A uma semana da tomada de posse de Donald Trump, aguardamos com expectativa a entrada em funcionamento do governo democrático com o maior património declarado da história: mais de 8.000 milhões de dólares. A visão mais cândida sobre o resultado das eleições americanas apontava para um cenário em que o discurso inflamado contra a ordem estabelecida, que levou surpreendentemente ao triunfo de um multimilionário promotor imobiliário, deveria ser substituído por uma prática de governação muito mais ortodoxa. Mas a constituição de um governo integrado por figuras atípicas, incluindo generais extremistas, ideólogos da ultradireita, empresários conhecidos por práticas antissociais e lobos das finanças, antecipa uma gestão pouco convencional e propensa aos sobressaltos. Parecem ser demasiadas raposas a cuidar das galinhas.

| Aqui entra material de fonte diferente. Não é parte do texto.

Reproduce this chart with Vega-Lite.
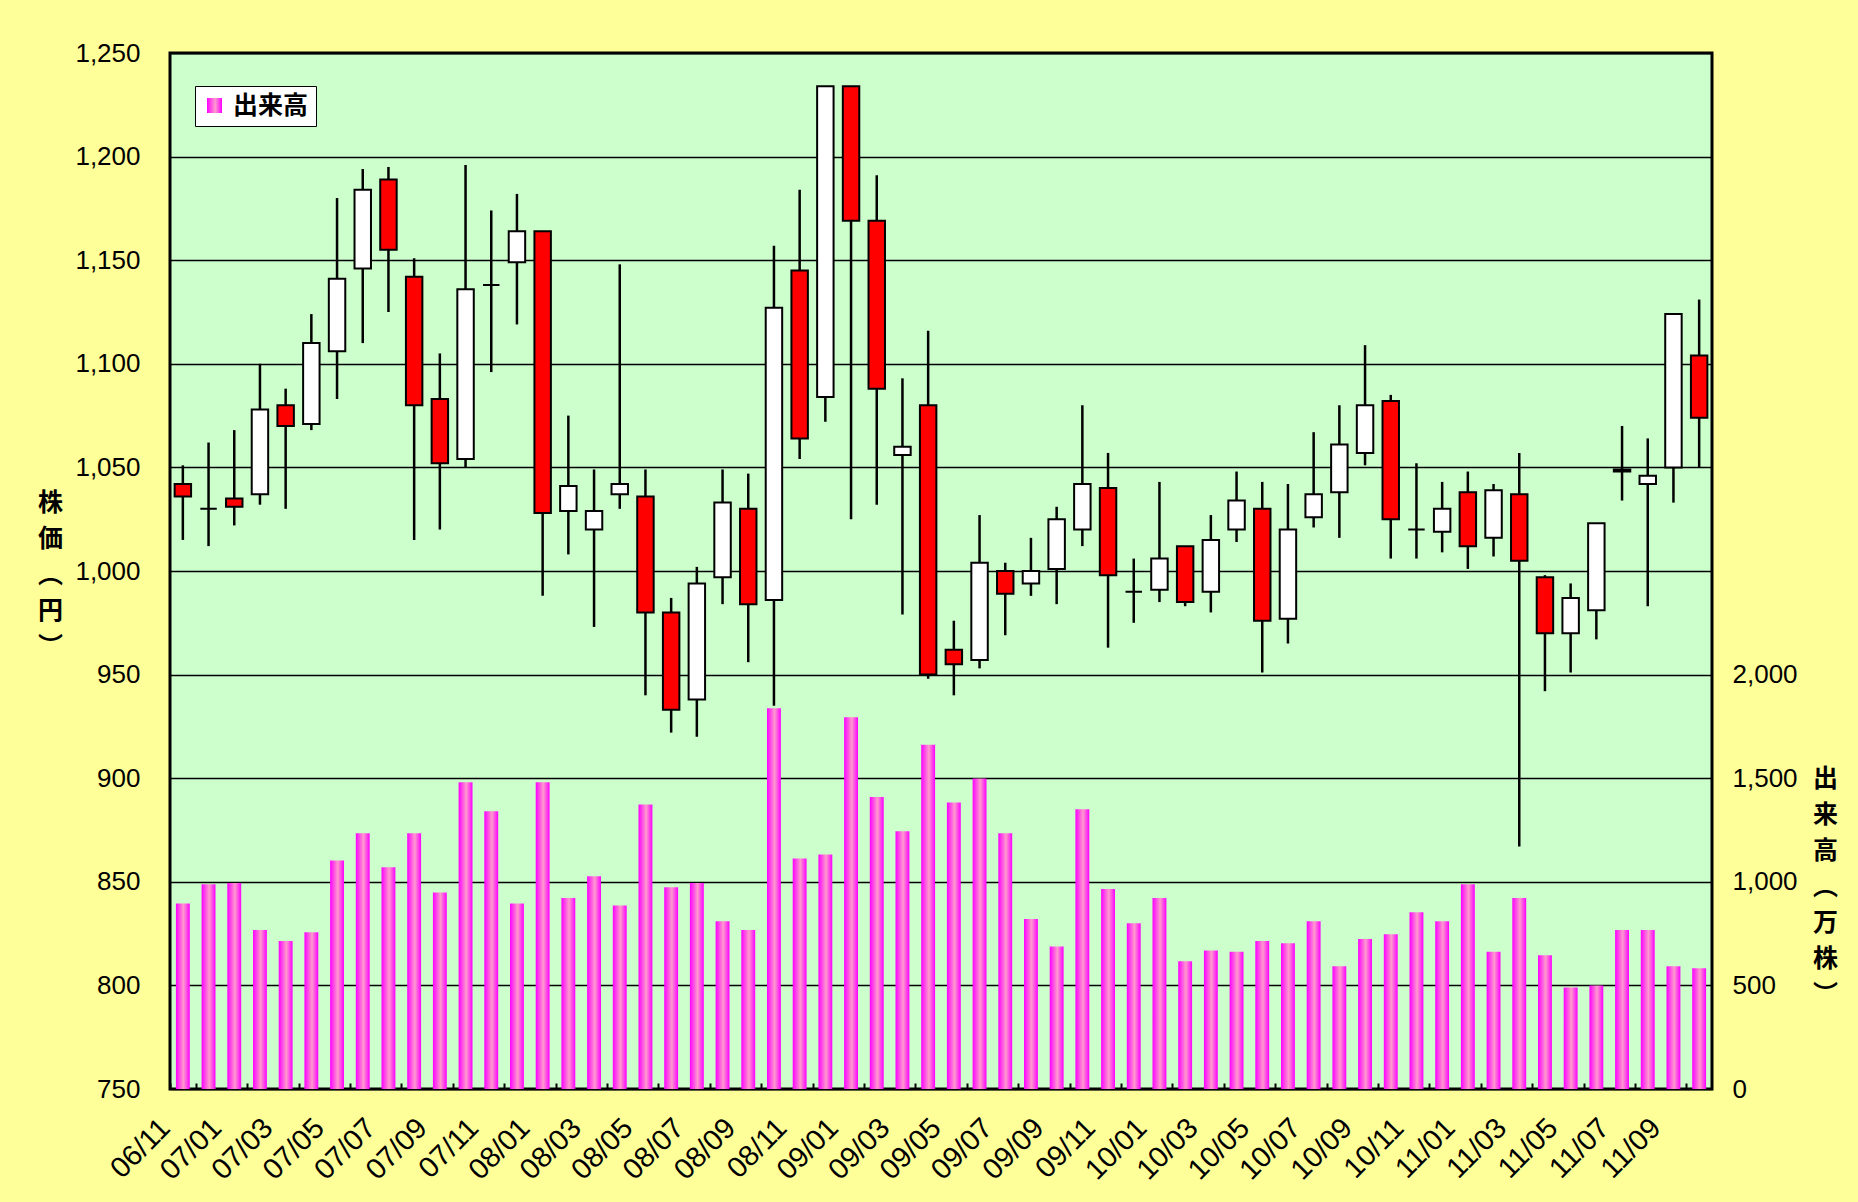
{
  "$schema": "https://vega.github.io/schema/vega-lite/v6.json",
  "width": 1542,
  "height": 1036,
  "autosize": "none",
  "padding": {"left": 170, "top": 53, "right": 146, "bottom": 113},
  "background": "#FFFF99",
  "config": {
    "view": {"fill": "#CCFFCC", "stroke": "#000000", "strokeWidth": 3},
    "axis": {"labelFont": "Liberation Sans", "labelFontSize": 26, "labelColor": "#000000", "domain": false, "titleColor": "#000000"},
    "legend": {"labelFont": "Noto Sans CJK JP", "labelFontSize": 25, "labelFontWeight": "bold", "labelColor": "#000000"}
  },
  "data": {
    "values": [
      {"m": "06/11", "o": 1042, "h": 1051, "l": 1015, "c": 1036, "v": 895},
      {"m": "06/12", "o": 1030, "h": 1062, "l": 1012, "c": 1030, "v": 988},
      {"m": "07/01", "o": 1035, "h": 1068, "l": 1022, "c": 1031, "v": 994},
      {"m": "07/02", "o": 1037, "h": 1100, "l": 1032, "c": 1078, "v": 767},
      {"m": "07/03", "o": 1080, "h": 1088, "l": 1030, "c": 1070, "v": 714},
      {"m": "07/04", "o": 1071, "h": 1124, "l": 1068, "c": 1110, "v": 757},
      {"m": "07/05", "o": 1106, "h": 1180, "l": 1083, "c": 1141, "v": 1103},
      {"m": "07/06", "o": 1146, "h": 1194, "l": 1110, "c": 1184, "v": 1234},
      {"m": "07/07", "o": 1189, "h": 1195, "l": 1125, "c": 1155, "v": 1070},
      {"m": "07/08", "o": 1142, "h": 1151, "l": 1015, "c": 1080, "v": 1234},
      {"m": "07/09", "o": 1083, "h": 1105, "l": 1020, "c": 1052, "v": 948},
      {"m": "07/10", "o": 1054, "h": 1196, "l": 1050, "c": 1136, "v": 1481},
      {"m": "07/11", "o": 1138, "h": 1174, "l": 1096, "c": 1138, "v": 1340},
      {"m": "07/12", "o": 1149, "h": 1182, "l": 1119, "c": 1164, "v": 895},
      {"m": "08/01", "o": 1164, "h": 1164, "l": 988, "c": 1028, "v": 1481},
      {"m": "08/02", "o": 1029, "h": 1075, "l": 1008, "c": 1041, "v": 922},
      {"m": "08/03", "o": 1020, "h": 1049, "l": 973, "c": 1029, "v": 1027},
      {"m": "08/04", "o": 1037, "h": 1148, "l": 1030, "c": 1042, "v": 886},
      {"m": "08/05", "o": 1036, "h": 1049, "l": 940, "c": 980, "v": 1373},
      {"m": "08/06", "o": 980, "h": 987, "l": 922, "c": 933, "v": 974},
      {"m": "08/07", "o": 938, "h": 1002, "l": 920, "c": 994, "v": 994},
      {"m": "08/08", "o": 997, "h": 1049, "l": 984, "c": 1033, "v": 810},
      {"m": "08/09", "o": 1030, "h": 1047, "l": 956, "c": 984, "v": 767},
      {"m": "08/10", "o": 986, "h": 1157, "l": 935, "c": 1127, "v": 1837},
      {"m": "08/11", "o": 1145, "h": 1184, "l": 1054, "c": 1064, "v": 1113},
      {"m": "08/12", "o": 1084, "h": 1234, "l": 1072, "c": 1234, "v": 1132},
      {"m": "09/01", "o": 1234, "h": 1234, "l": 1025, "c": 1169, "v": 1794},
      {"m": "09/02", "o": 1169, "h": 1191, "l": 1032, "c": 1088, "v": 1409},
      {"m": "09/03", "o": 1056, "h": 1093, "l": 979, "c": 1060, "v": 1244},
      {"m": "09/04", "o": 1080, "h": 1116, "l": 948, "c": 950, "v": 1662},
      {"m": "09/05", "o": 962, "h": 976, "l": 940, "c": 955, "v": 1383},
      {"m": "09/06", "o": 957, "h": 1027, "l": 953, "c": 1004, "v": 1498},
      {"m": "09/07", "o": 1000, "h": 1004, "l": 969, "c": 989, "v": 1234},
      {"m": "09/08", "o": 994, "h": 1016, "l": 988, "c": 1000, "v": 820},
      {"m": "09/09", "o": 1001, "h": 1031, "l": 984, "c": 1025, "v": 688},
      {"m": "09/10", "o": 1020, "h": 1080, "l": 1012, "c": 1042, "v": 1350},
      {"m": "09/11", "o": 1040, "h": 1057, "l": 963, "c": 998, "v": 965},
      {"m": "09/12", "o": 990, "h": 1006, "l": 975, "c": 990, "v": 800},
      {"m": "10/01", "o": 991, "h": 1043, "l": 985, "c": 1006, "v": 922},
      {"m": "10/02", "o": 1012, "h": 1012, "l": 983, "c": 985, "v": 616},
      {"m": "10/03", "o": 990, "h": 1027, "l": 980, "c": 1015, "v": 668},
      {"m": "10/04", "o": 1020, "h": 1048, "l": 1014, "c": 1034, "v": 662},
      {"m": "10/05", "o": 1030, "h": 1043, "l": 951, "c": 976, "v": 714},
      {"m": "10/06", "o": 977, "h": 1042, "l": 965, "c": 1020, "v": 704},
      {"m": "10/07", "o": 1026, "h": 1067, "l": 1021, "c": 1037, "v": 810},
      {"m": "10/08", "o": 1038, "h": 1080, "l": 1016, "c": 1061, "v": 593},
      {"m": "10/09", "o": 1057, "h": 1109, "l": 1051, "c": 1080, "v": 724},
      {"m": "10/10", "o": 1082, "h": 1085, "l": 1006, "c": 1025, "v": 747},
      {"m": "10/11", "o": 1020, "h": 1052, "l": 1006, "c": 1020, "v": 853},
      {"m": "10/12", "o": 1019, "h": 1043, "l": 1009, "c": 1030, "v": 810},
      {"m": "11/01", "o": 1038, "h": 1048, "l": 1001, "c": 1012, "v": 988},
      {"m": "11/02", "o": 1016, "h": 1042, "l": 1007, "c": 1039, "v": 662},
      {"m": "11/03", "o": 1037, "h": 1057, "l": 867, "c": 1005, "v": 922},
      {"m": "11/04", "o": 997, "h": 998, "l": 942, "c": 970, "v": 645},
      {"m": "11/05", "o": 970, "h": 994, "l": 951, "c": 987, "v": 490},
      {"m": "11/06", "o": 981, "h": 1023, "l": 967, "c": 1023, "v": 500},
      {"m": "11/07", "o": 1049, "h": 1070, "l": 1034, "c": 1048, "v": 767},
      {"m": "11/08", "o": 1042, "h": 1064, "l": 983, "c": 1046, "v": 767},
      {"m": "11/09", "o": 1050, "h": 1124, "l": 1033, "c": 1124, "v": 593},
      {"m": "11/10", "o": 1104, "h": 1131, "l": 1050, "c": 1074, "v": 583}
    ]
  },
  "encoding": {
    "x": {
      "field": "m",
      "type": "ordinal",
      "sort": null,
      "scale": {"paddingInner": 0, "paddingOuter": 0},
      "axis": {
        "title": null,
        "values": ["06/11","07/01","07/03","07/05","07/07","07/09","07/11","08/01","08/03","08/05","08/07","08/09","08/11","09/01","09/03","09/05","09/07","09/09","09/11","10/01","10/03","10/05","10/07","10/09","10/11","11/01","11/03","11/05","11/07","11/09"],
        "labelAngle": -45,
        "labelAlign": "right",
        "labelBaseline": "middle",
        "labelFontSize": 29,
        "labelOffset": -18,
        "labelPadding": 40,
        "tickSize": -6,
        "tickWidth": 2,
        "tickColor": "#000000",
        "tickBand": "extent",
        "grid": false
      }
    }
  },
  "layer": [
    {
      "mark": {
        "type": "bar",
        "width": {"band": 0.54},
        "color": {"gradient": "linear", "x1": 0, "y1": 0, "x2": 1, "y2": 0,
          "stops": [{"offset": 0, "color": "#FF00FF"}, {"offset": 0.55, "color": "#FF9ACD"}, {"offset": 1, "color": "#FF00FF"}]}
      },
      "encoding": {
        "y": {
          "field": "v",
          "type": "quantitative",
          "scale": {"domain": [0, 5000], "nice": false, "zero": true},
          "axis": {
            "orient": "right",
            "values": [0, 500, 1000, 1500, 2000],
            "format": ",.0f",
            "grid": false,
            "tickSize": 0,
            "labelPadding": 20,
            "title": ["出", "来", "高", "︵", "万", "株", "︶"],
            "titleAngle": 0,
            "titleX": 113,
            "titleY": 725,
            "titleAlign": "center",
            "titleBaseline": "middle",
            "titleFont": "Noto Sans CJK JP",
            "titleFontSize": 25,
            "titleFontWeight": "bold",
            "titleLineHeight": 36
          }
        },
        "opacity": {
          "datum": "出来高",
          "type": "nominal",
          "scale": {"range": [1]},
          "legend": {
            "title": null,
            "orient": "none",
            "legendX": 25,
            "legendY": 33,
            "symbolType": "square",
            "symbolSize": 225,
            "symbolFillColor": "#FF80E0",
            "symbolStrokeWidth": 0,
            "symbolOpacity": 1,
            "fillColor": "#FFFFFF",
            "strokeColor": "#000000",
            "padding": 7,
            "labelOffset": 6
          }
        }
      }
    },
    {
      "layer": [
        {
          "mark": {"type": "rule", "color": "#000000", "strokeWidth": 2.5},
          "encoding": {
            "y": {
              "field": "l",
              "type": "quantitative",
              "scale": {"domain": [750, 1250], "nice": false, "zero": false},
              "axis": {
                "orient": "left",
                "values": [750, 800, 850, 900, 950, 1000, 1050, 1100, 1150, 1200, 1250],
                "format": ",.0f",
                "grid": true,
                "gridColor": "#000000",
                "gridWidth": 1.5,
                "gridOpacity": 1,
                "tickSize": 0,
                "labelPadding": 30,
                "title": ["株", "価", "︵", "円", "︶"],
                "titleAngle": 0,
                "titleX": -120,
                "titleY": 449,
                "titleAlign": "center",
                "titleBaseline": "middle",
                "titleFont": "Noto Sans CJK JP",
                "titleFontSize": 25,
                "titleFontWeight": "bold",
                "titleLineHeight": 36
              }
            },
            "y2": {"field": "h"}
          }
        },
        {
          "mark": {"type": "bar", "stroke": "#000000", "strokeWidth": 2, "width": {"band": 0.64}},
          "encoding": {
            "y": {"field": "o", "type": "quantitative"},
            "y2": {"field": "c"},
            "fill": {"condition": {"test": "datum.c > datum.o", "value": "#FFFFFF"}, "value": "#FF0000"}
          }
        }
      ]
    }
  ],
  "resolve": {"scale": {"y": "independent"}}
}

Tão contraproducente é reduzir a governação de um país à prática de gestão de uma empresa, como parece ser o caso do novo governo americano; como politizar as empresas enchendo-as de ex-governantes, prática tão habitual nos países latinos. Olhar para a sociedade como se fosse um mercado, em que tudo tem um preço e pode ser transacionado, é perigosamente reducionista. E utilizar os recursos de uma empresa para alimentar interesses ideológicos produz os resultados que hoje enchem as primeiras páginas dos jornais portugueses, nomeadamente no que respeita aos seus bancos.
As empresas não são democracias, nem tão só “democracias musculadas”, como proclamava um antigo colega meu. Funcionam quase sempre à base de maiorias absolutas e o diálogo é necessariamente limitado, em detrimento da ação. Em contraposição, a liderança de um país exige um diálogo inclusivo que procure consensos através da integração de pontos de vista muito diferentes. E, sobretudo, uma gestão do tempo, tanto dos prazos processuais como do horizonte temporal das políticas, bastante diferente das urgências que condicionam diariamente as decisões das empresas.
Governar um país como se fosse uma empresa pode ser não só ineficaz, mas também perigoso. À luz das primeiras tomadas de posição do futuro presidente americano, corre-se o risco de reduzir a política da principal potência mundial a um jogo binário, em que tudo é branco ou preto, sem matizes. A política económica não pode limitar-se a um jogo distributivo de soma zero porque, para funcionar e ser sustentável, exige cooperação entre os diferentes agentes, tanto no mercado interno como no comércio internacional. E, por isso, não pode reduzir-se a um exercício de concorrência despiedada entre uma espécie de mega Coca-Cola americana contra uma mega Pepsi chinesa porque a realidade demonstra que, se uma das partes funcionar, a outra pode funcionar ainda melhor.
Nessa base, o principal desafio intelectual do novo governo americano será substituir a voracidade empresarial pela liderança inclusiva e cooperante necessária para unir um país dividido e navegar num mundo multipolar, o que poderá não ser uma tarefa fácil.